Buoyant on a lucrative trend, Sri Lankan rubber manufacturers have requested the Trade Ministry to double the cess on raw rubber exports, creating the stage for a clash with producers.
Sri Lanka, the seventh largest natural rubber exporter in the world, has decided to increase taxes to reduce raw rubber exports, the Trade Ministry stated yesterday.
According to Trade and Commerce Minister Rishad Bathiudeen, considering the increase in price of natural rubber in the international market, the cess on export of raw rubber has been increased from Rs. 8 to Rs. 12 per kg or 2% of the F.O.B. price, whichever is higher.
Parliament agreed to the amendment made to the Sri Lanka Export Development Act No. 40 of 1979. The amendment, by an Extraordinary Gazette Notification No. 1712/23 dated 1 July 2011, increases the cess on export of raw rubber and was tabled on Wednesday (21) for ratification by the House. The order under the Sri Lanka Export Development Act was passed by the House on the same day.
“In fact, the Sri Lanka Association of Manufacturers and Exporters of Rubber Products has in a letter addressed to me recently urged a revision of the cess on export of natural rubber to Rs. 24 per kg,” he said.
However, producers fear that their interests will be ignored in the move. Analysts told Daily FT that they feared small-time producers will be ignored in the interests of big business through this move.

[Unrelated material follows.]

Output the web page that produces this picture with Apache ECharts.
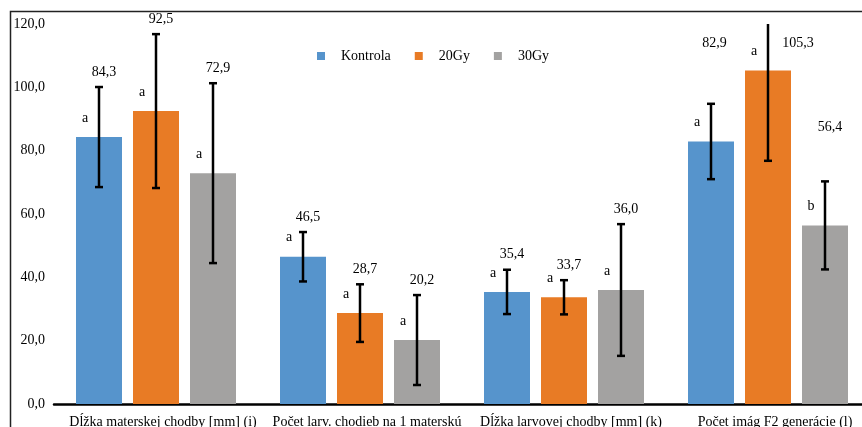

“Most producers in Sri Lanka are small plantations. If the cess is increased, it will limit their access to the international markets and directly affect their earnings. In addition a larger increase of cess may lead to lesser production in the long-term,” industry sources said.
In 2010 Sri Lanka produced 153 million kilograms of rubber, an increase of 12 per cent from the previous year. However, despite Sri Lanka’s potential to manufacture high quality finished products, a considerable portion of rubber is still exported in raw form.
Higher demand, particularly from China, which is the world’s largest consumer of rubber, has doubled Sri Lankan prices. India is also driving global demand.
Sri Lanka imported raw rubber to the value of US$ 101 million in 2010 and to the value of US$ 105 million from January to July this year. Last year, Sri Lanka exported US$ 170 million of raw rubber and rubber finished products to the value of US$ 567 million.
Prices doubled from Rs. 348 rupees per kg in January of 2010 to Rs. 700 in mid-February 2011. However prices have now dipped to Rs. 617.50 per kg at this week’s auction in Colombo. This resulted in a local industry shortage provoking raw rubber imports. Nonetheless the Trade Minister is of the opinion that raw rubber exports need to be reduced.
“The Ministry in charge of rubber cultivators as well as the Colombo Rubber Traders Association along with other organisations need to lobby against further increasing the cess so that the producers also have a fair deal,” the source insisted.